>> Start Information provided

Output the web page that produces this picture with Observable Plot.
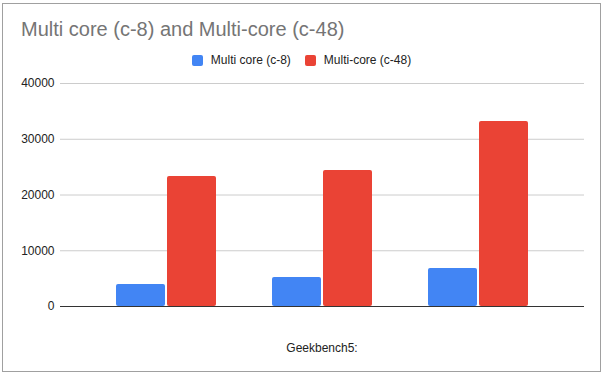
<!DOCTYPE html>
<html>
<head>
<meta charset="utf-8">
<script src="https://cdn.jsdelivr.net/npm/d3@7"></script>
<script src="https://cdn.jsdelivr.net/npm/@observablehq/plot@0.6"></script>
<style>
  html, body { margin: 0; padding: 0; background: #fff; }
  #wrap { position: relative; width: 603px; height: 374px; font-family: "Liberation Sans", Arial, sans-serif; overflow: hidden; }
  #frame { position: absolute; left: 2px; top: 3px; width: 599px; height: 369px; border: 1px solid #a0a0a0; box-sizing: border-box; }
  #title { position: absolute; left: 21px; top: 18px; font-size: 20px; line-height: 23px; color: #757575; white-space: nowrap; }
  #legend { position: absolute; top: 53px; left: 0; width: 603px; display: flex; justify-content: center; font-size: 12px; color: #222; }
  .item { display: flex; align-items: center; margin: 0 7px; }
  .sw { width: 11px; height: 11px; border-radius: 2px; margin-right: 8px; }
  #xlabel { position: absolute; top: 341px; left: 60px; width: 524px; text-align: center; font-size: 12px; color: #222; }
  .layer { position: absolute; left: 0; top: 0; }
</style>
</head>
<body>
<div id="wrap">
  <div id="frame"></div>
  <div id="base" class="layer"></div>
  <div id="bars" class="layer"></div>
  <div id="top" class="layer"></div>
  <div id="title"></div>
  <div id="legend"></div>
  <div id="xlabel"></div>
</div>
<script>
const title = "Multi core (c-8) and Multi-core (c-48)";
const xTitle = "Geekbench5:";
const categories = ["Run 1", "Run 2", "Run 3"];
const seriesNames = ["Multi core (c-8)", "Multi-core (c-48)"];
const seriesColors = ["#4285F4", "#EA4335"];
const c8Values = [3950, 5200, 6800];
const c48Values = [23300, 24400, 33200];
const yTicks = [0, 10000, 20000, 30000, 40000];

const data = [];
categories.forEach((c, i) => {
  data.push({group: c, series: seriesNames[0], value: c8Values[i]});
  data.push({group: c, series: seriesNames[1], value: c48Values[i]});
});

document.getElementById("title").textContent = title;
document.getElementById("xlabel").textContent = xTitle;
const legend = document.getElementById("legend");
seriesNames.forEach((s, i) => {
  const it = document.createElement("div");
  it.className = "item";
  const sw = document.createElement("div");
  sw.className = "sw";
  sw.style.background = seriesColors[i];
  const t = document.createElement("span");
  t.textContent = s;
  it.appendChild(sw); it.appendChild(t);
  legend.appendChild(it);
});

const common = {
  width: 603,
  height: 374,
  marginLeft: 60,
  marginRight: 19,
  marginTop: 83,
  marginBottom: 68,
  style: { fontFamily: "'Liberation Sans', Arial, sans-serif", fontSize: "12px", color: "#222", background: "transparent" }
};
const yScale = { domain: [0, 40000], ticks: yTicks, tickFormat: d3.format("d"), tickSize: 0, tickPadding: 6, label: null };

// Base layer: y axis and gridlines
const base = Plot.plot({
  ...common,
  x: { domain: categories, axis: null },
  y: yScale,
  marks: [
    Plot.ruleY(yTicks.filter(d => d > 0), { stroke: "#cccccc", strokeWidth: 1 })
  ]
});
document.getElementById("base").appendChild(base);

// Bar layer: grouped bars via facets, sharing the same y scale
const bars = Plot.plot({
  ...common,
  fx: { domain: categories, paddingInner: 0.36, paddingOuter: 0.35, axis: null, label: null },
  x: { domain: seriesNames, paddingInner: 0.04, paddingOuter: 0, axis: null },
  y: { ...yScale, axis: null },
  color: { domain: seriesNames, range: seriesColors },
  marks: [
    Plot.barY(data, { fx: "group", x: "series", y: "value", fill: "series", rx: 2 })
  ]
});
document.getElementById("bars").appendChild(bars);

// Baseline on top
const baseline = Plot.plot({
  ...common,
  x: { domain: categories, axis: null },
  y: { ...yScale, axis: null },
  marks: [ Plot.ruleY([0], { stroke: "#333333", strokeWidth: 1 }) ]
});
document.getElementById("top").appendChild(baseline);
</script>
</body>
</html>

>> End Information provided

- Stated exercise
Retype the data above exactly; pictures are not part of the copy.

- Answer for this exercise
Output the web page that produces this picture with Observable Plot.
<!DOCTYPE html>
<html>
<head>
<meta charset="utf-8">
<script src="https://cdn.jsdelivr.net/npm/d3@7"></script>
<script src="https://cdn.jsdelivr.net/npm/@observablehq/plot@0.6"></script>
<style>
  html, body { margin: 0; padding: 0; background: #fff; }
  #wrap { position: relative; width: 603px; height: 374px; font-family: "Liberation Sans", Arial, sans-serif; overflow: hidden; }
  #frame { position: absolute; left: 2px; top: 3px; width: 599px; height: 369px; border: 1px solid #a0a0a0; box-sizing: border-box; }
  #title { position: absolute; left: 21px; top: 18px; font-size: 20px; line-height: 23px; color: #757575; white-space: nowrap; }
  #legend { position: absolute; top: 53px; left: 0; width: 603px; display: flex; justify-content: center; font-size: 12px; color: #222; }
  .item { display: flex; align-items: center; margin: 0 7px; }
  .sw { width: 11px; height: 11px; border-radius: 2px; margin-right: 8px; }
  #xlabel { position: absolute; top: 341px; left: 60px; width: 524px; text-align: center; font-size: 12px; color: #222; }
  .layer { position: absolute; left: 0; top: 0; }
</style>
</head>
<body>
<div id="wrap">
  <div id="frame"></div>
  <div id="base" class="layer"></div>
  <div id="bars" class="layer"></div>
  <div id="top" class="layer"></div>
  <div id="title"></div>
  <div id="legend"></div>
  <div id="xlabel"></div>
</div>
<script>
const title = "Multi core (c-8) and Multi-core (c-48)";
const xTitle = "Geekbench5:";
const categories = ["Run 1", "Run 2", "Run 3"];
const seriesNames = ["Multi core (c-8)", "Multi-core (c-48)"];
const seriesColors = ["#4285F4", "#EA4335"];
const c8Values = [3950, 5200, 6800];
const c48Values = [23300, 24400, 33200];
const yTicks = [0, 10000, 20000, 30000, 40000];

const data = [];
categories.forEach((c, i) => {
  data.push({group: c, series: seriesNames[0], value: c8Values[i]});
  data.push({group: c, series: seriesNames[1], value: c48Values[i]});
});

document.getElementById("title").textContent = title;
document.getElementById("xlabel").textContent = xTitle;
const legend = document.getElementById("legend");
seriesNames.forEach((s, i) => {
  const it = document.createElement("div");
  it.className = "item";
  const sw = document.createElement("div");
  sw.className = "sw";
  sw.style.background = seriesColors[i];
  const t = document.createElement("span");
  t.textContent = s;
  it.appendChild(sw); it.appendChild(t);
  legend.appendChild(it);
});

const common = {
  width: 603,
  height: 374,
  marginLeft: 60,
  marginRight: 19,
  marginTop: 83,
  marginBottom: 68,
  style: { fontFamily: "'Liberation Sans', Arial, sans-serif", fontSize: "12px", color: "#222", background: "transparent" }
};
const yScale = { domain: [0, 40000], ticks: yTicks, tickFormat: d3.format("d"), tickSize: 0, tickPadding: 6, label: null };

// Base layer: y axis and gridlines
const base = Plot.plot({
  ...common,
  x: { domain: categories, axis: null },
  y: yScale,
  marks: [
    Plot.ruleY(yTicks.filter(d => d > 0), { stroke: "#cccccc", strokeWidth: 1 })
  ]
});
document.getElementById("base").appendChild(base);

// Bar layer: grouped bars via facets, sharing the same y scale
const bars = Plot.plot({
  ...common,
  fx: { domain: categories, paddingInner: 0.36, paddingOuter: 0.35, axis: null, label: null },
  x: { domain: seriesNames, paddingInner: 0.04, paddingOuter: 0, axis: null },
  y: { ...yScale, axis: null },
  color: { domain: seriesNames, range: seriesColors },
  marks: [
    Plot.barY(data, { fx: "group", x: "series", y: "value", fill: "series", rx: 2 })
  ]
});
document.getElementById("bars").appendChild(bars);

// Baseline on top
const baseline = Plot.plot({
  ...common,
  x: { domain: categories, axis: null },
  y: { ...yScale, axis: null },
  marks: [ Plot.ruleY([0], { stroke: "#333333", strokeWidth: 1 }) ]
});
document.getElementById("top").appendChild(baseline);
</script>
</body>
</html>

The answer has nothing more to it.